* Begin *
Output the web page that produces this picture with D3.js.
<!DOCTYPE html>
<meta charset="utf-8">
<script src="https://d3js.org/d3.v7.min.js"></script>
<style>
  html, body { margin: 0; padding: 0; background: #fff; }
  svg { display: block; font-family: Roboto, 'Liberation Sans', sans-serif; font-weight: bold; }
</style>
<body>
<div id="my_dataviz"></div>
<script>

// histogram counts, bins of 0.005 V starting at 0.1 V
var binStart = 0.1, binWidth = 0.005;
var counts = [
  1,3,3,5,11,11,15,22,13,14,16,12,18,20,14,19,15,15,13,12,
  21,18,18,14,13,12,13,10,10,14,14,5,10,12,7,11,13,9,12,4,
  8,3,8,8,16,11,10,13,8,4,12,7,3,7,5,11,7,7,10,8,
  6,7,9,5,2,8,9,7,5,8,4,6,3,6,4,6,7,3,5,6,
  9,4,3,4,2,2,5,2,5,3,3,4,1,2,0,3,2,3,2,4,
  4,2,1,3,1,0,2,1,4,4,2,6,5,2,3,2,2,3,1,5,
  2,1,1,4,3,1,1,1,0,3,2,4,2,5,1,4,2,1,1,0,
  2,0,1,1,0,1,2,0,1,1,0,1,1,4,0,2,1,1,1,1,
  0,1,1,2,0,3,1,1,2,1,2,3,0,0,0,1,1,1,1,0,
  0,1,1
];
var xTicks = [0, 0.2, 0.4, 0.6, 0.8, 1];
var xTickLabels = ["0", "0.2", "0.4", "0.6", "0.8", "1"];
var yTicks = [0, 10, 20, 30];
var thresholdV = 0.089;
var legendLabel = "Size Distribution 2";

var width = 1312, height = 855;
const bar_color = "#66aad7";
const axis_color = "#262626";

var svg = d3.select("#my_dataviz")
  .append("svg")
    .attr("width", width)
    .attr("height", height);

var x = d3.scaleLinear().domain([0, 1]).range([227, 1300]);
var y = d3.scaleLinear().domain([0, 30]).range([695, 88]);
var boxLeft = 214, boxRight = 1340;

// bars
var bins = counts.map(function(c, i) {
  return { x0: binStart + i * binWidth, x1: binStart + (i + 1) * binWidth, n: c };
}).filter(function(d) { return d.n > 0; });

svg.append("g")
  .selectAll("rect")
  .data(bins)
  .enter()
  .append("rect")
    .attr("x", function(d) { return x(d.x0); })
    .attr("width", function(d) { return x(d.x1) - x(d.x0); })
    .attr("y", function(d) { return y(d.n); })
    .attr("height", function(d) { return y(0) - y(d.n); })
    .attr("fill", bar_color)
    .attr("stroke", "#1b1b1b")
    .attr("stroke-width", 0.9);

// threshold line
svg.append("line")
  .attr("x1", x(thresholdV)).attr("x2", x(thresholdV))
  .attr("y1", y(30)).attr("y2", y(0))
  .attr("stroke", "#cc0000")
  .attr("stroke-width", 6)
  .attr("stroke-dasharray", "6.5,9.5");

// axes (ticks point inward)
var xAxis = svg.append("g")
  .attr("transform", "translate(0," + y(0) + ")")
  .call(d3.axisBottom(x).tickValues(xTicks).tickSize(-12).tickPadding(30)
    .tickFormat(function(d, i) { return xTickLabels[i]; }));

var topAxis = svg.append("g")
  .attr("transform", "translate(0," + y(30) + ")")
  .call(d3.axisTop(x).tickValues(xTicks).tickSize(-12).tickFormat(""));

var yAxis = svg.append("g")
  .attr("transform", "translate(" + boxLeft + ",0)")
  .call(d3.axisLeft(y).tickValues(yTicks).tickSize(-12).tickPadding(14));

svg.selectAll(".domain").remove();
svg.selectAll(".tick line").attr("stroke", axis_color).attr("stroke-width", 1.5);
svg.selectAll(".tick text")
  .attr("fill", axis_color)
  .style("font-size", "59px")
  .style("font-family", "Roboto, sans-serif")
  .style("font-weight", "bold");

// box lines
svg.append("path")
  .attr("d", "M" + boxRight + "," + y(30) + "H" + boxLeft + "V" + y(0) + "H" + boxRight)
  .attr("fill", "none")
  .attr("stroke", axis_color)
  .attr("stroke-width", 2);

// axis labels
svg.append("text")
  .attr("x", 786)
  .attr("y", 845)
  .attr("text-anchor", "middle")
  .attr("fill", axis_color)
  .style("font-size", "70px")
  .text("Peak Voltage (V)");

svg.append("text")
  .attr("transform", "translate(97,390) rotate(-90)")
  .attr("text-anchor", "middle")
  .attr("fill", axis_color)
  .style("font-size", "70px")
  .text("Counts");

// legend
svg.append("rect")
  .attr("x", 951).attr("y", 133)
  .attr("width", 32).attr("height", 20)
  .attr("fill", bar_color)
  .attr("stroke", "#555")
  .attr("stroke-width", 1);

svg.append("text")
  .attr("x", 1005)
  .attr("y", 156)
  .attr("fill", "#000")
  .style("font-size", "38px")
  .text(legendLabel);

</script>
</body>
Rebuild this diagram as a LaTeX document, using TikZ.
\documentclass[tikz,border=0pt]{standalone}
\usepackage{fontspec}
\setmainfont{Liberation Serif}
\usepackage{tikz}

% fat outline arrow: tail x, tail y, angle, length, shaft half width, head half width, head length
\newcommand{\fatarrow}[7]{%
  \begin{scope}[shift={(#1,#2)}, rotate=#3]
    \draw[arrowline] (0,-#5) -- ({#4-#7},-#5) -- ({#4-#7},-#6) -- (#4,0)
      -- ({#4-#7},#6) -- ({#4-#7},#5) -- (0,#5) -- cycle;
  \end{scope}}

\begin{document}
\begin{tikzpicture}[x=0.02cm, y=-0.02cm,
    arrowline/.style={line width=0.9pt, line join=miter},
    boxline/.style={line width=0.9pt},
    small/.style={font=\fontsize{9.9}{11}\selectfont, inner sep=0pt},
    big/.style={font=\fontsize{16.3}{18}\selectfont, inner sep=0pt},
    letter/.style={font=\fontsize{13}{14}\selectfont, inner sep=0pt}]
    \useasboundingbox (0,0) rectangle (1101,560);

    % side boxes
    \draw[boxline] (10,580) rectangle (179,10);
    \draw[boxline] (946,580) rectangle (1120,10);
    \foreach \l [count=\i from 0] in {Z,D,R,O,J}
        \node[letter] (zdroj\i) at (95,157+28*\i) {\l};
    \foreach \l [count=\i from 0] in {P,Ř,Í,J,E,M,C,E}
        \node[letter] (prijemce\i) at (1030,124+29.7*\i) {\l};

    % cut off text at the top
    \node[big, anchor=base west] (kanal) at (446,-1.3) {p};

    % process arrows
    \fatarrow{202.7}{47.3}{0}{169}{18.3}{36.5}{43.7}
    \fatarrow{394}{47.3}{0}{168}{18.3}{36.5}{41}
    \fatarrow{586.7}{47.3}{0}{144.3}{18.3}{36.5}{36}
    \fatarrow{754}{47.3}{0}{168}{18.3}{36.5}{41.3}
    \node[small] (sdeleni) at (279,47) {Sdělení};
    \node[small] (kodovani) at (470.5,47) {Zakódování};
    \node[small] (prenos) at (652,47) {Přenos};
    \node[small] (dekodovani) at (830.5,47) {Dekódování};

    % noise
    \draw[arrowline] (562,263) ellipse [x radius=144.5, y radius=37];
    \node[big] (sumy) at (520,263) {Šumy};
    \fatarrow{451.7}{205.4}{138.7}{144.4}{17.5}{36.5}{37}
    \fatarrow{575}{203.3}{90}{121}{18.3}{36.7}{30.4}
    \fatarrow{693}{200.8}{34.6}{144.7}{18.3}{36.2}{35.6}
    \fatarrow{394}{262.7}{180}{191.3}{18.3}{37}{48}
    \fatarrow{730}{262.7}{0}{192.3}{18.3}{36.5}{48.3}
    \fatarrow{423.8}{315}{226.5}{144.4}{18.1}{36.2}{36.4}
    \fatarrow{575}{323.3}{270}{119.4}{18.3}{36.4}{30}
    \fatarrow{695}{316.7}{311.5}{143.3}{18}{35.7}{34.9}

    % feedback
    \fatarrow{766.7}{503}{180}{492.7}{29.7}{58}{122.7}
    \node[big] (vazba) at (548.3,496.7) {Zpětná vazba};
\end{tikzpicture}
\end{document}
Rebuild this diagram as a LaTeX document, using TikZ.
* End *
- **Job**:
Write out again, exactly, the lines from the start of the entries up to and including the one with "var boxLeft = 214, boxRight = 1340;". Nothing else belongs in the reply.

- **Exercise result**:
Output the web page that produces this picture with D3.js.
<!DOCTYPE html>
<meta charset="utf-8">
<script src="https://d3js.org/d3.v7.min.js"></script>
<style>
  html, body { margin: 0; padding: 0; background: #fff; }
  svg { display: block; font-family: Roboto, 'Liberation Sans', sans-serif; font-weight: bold; }
</style>
<body>
<div id="my_dataviz"></div>
<script>

// histogram counts, bins of 0.005 V starting at 0.1 V
var binStart = 0.1, binWidth = 0.005;
var counts = [
  1,3,3,5,11,11,15,22,13,14,16,12,18,20,14,19,15,15,13,12,
  21,18,18,14,13,12,13,10,10,14,14,5,10,12,7,11,13,9,12,4,
  8,3,8,8,16,11,10,13,8,4,12,7,3,7,5,11,7,7,10,8,
  6,7,9,5,2,8,9,7,5,8,4,6,3,6,4,6,7,3,5,6,
  9,4,3,4,2,2,5,2,5,3,3,4,1,2,0,3,2,3,2,4,
  4,2,1,3,1,0,2,1,4,4,2,6,5,2,3,2,2,3,1,5,
  2,1,1,4,3,1,1,1,0,3,2,4,2,5,1,4,2,1,1,0,
  2,0,1,1,0,1,2,0,1,1,0,1,1,4,0,2,1,1,1,1,
  0,1,1,2,0,3,1,1,2,1,2,3,0,0,0,1,1,1,1,0,
  0,1,1
];
var xTicks = [0, 0.2, 0.4, 0.6, 0.8, 1];
var xTickLabels = ["0", "0.2", "0.4", "0.6", "0.8", "1"];
var yTicks = [0, 10, 20, 30];
var thresholdV = 0.089;
var legendLabel = "Size Distribution 2";

var width = 1312, height = 855;
const bar_color = "#66aad7";
const axis_color = "#262626";

var svg = d3.select("#my_dataviz")
  .append("svg")
    .attr("width", width)
    .attr("height", height);

var x = d3.scaleLinear().domain([0, 1]).range([227, 1300]);
var y = d3.scaleLinear().domain([0, 30]).range([695, 88]);
var boxLeft = 214, boxRight = 1340;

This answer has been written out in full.